● Given information:
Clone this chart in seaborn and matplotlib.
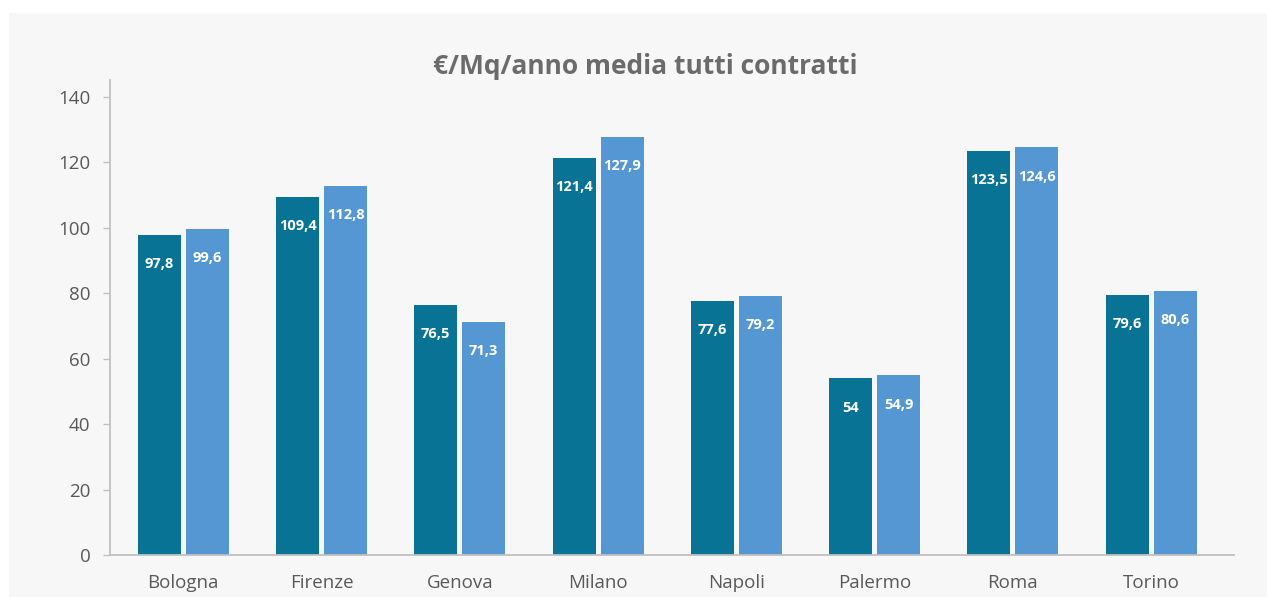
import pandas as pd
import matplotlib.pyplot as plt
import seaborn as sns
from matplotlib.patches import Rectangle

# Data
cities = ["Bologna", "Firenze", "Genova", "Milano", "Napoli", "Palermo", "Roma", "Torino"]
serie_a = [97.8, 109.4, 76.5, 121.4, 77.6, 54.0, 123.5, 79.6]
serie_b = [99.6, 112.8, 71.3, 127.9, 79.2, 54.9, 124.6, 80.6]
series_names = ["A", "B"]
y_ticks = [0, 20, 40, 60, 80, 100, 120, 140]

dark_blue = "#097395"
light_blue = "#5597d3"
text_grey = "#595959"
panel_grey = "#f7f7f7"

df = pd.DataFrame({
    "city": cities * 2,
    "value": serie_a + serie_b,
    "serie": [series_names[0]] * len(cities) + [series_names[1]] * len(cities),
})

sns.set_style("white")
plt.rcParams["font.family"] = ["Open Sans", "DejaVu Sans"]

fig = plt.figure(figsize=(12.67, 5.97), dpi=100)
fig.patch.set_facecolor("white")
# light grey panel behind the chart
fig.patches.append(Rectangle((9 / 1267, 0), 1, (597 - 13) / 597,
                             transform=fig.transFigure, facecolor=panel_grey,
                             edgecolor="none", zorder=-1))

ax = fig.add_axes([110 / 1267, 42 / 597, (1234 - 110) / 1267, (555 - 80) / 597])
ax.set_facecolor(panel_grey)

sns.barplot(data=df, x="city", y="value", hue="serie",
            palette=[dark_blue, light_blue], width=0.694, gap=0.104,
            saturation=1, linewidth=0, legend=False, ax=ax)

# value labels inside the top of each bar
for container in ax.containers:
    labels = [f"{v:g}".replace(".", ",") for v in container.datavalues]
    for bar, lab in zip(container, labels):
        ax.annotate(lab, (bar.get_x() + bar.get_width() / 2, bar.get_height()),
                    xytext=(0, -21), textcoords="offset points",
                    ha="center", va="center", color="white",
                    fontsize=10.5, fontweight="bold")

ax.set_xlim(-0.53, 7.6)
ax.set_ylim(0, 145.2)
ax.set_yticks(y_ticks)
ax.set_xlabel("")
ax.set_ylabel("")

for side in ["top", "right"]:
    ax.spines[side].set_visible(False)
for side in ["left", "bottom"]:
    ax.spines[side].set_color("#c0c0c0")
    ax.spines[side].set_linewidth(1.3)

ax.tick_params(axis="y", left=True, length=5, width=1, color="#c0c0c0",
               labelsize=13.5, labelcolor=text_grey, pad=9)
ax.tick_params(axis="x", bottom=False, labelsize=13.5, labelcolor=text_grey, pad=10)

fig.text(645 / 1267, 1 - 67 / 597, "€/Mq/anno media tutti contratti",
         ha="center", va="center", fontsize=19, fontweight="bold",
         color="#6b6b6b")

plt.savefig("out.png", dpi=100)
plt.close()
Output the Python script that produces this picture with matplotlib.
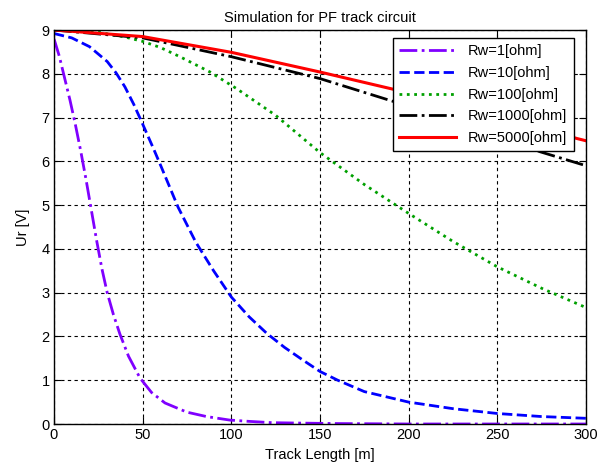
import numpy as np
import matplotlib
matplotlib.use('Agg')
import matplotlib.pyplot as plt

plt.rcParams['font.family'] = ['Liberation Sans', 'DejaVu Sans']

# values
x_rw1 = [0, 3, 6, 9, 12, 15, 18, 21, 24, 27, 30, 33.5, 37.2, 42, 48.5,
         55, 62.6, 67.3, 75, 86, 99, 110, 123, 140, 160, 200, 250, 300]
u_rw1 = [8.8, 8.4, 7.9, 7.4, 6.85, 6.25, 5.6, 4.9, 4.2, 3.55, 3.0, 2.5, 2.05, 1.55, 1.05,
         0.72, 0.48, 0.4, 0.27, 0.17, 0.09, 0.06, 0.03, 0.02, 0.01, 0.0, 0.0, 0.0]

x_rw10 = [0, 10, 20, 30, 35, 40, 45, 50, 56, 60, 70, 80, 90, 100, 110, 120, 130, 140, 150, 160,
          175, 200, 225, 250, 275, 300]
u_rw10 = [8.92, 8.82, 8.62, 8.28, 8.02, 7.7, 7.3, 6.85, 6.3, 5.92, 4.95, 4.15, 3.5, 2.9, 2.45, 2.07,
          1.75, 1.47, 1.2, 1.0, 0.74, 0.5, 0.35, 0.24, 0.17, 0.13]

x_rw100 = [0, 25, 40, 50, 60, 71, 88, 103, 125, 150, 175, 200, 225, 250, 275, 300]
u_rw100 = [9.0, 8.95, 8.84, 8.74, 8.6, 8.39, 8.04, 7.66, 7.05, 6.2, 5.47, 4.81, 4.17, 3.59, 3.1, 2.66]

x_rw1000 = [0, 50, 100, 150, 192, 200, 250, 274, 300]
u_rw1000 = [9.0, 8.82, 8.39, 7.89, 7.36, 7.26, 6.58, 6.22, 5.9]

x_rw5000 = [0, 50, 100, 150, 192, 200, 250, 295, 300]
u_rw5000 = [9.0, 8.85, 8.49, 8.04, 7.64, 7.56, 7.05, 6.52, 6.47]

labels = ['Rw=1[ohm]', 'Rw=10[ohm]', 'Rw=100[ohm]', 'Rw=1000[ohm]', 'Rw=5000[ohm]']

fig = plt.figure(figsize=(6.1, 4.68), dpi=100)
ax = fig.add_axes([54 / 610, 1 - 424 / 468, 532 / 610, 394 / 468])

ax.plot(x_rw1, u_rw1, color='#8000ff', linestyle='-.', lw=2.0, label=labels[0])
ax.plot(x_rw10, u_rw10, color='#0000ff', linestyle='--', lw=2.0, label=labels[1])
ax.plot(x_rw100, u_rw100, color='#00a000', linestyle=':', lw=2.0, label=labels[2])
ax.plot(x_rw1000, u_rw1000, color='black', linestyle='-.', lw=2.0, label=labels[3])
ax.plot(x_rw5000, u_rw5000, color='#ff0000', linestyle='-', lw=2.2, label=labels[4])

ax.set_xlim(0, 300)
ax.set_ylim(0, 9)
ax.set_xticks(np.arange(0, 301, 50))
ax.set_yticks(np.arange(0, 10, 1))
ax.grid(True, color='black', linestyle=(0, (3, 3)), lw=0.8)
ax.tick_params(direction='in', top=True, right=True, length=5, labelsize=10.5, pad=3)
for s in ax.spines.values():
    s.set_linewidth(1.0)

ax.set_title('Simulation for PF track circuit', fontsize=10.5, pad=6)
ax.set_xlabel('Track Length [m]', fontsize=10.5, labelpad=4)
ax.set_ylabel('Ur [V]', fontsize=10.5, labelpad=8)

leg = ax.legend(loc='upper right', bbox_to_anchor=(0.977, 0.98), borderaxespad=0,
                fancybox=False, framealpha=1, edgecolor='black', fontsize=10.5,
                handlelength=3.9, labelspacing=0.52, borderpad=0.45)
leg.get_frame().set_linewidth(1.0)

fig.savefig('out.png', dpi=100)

● What the task requires: Track down all lines above with the string "matplotlib" and copy them.

● Written solution:
Clone this chart in seaborn and matplotlib.
import matplotlib.pyplot as plt
from matplotlib.patches import Rectangle
Output the Python script that produces this picture with matplotlib.
import matplotlib
matplotlib.use('Agg')
import matplotlib.pyplot as plt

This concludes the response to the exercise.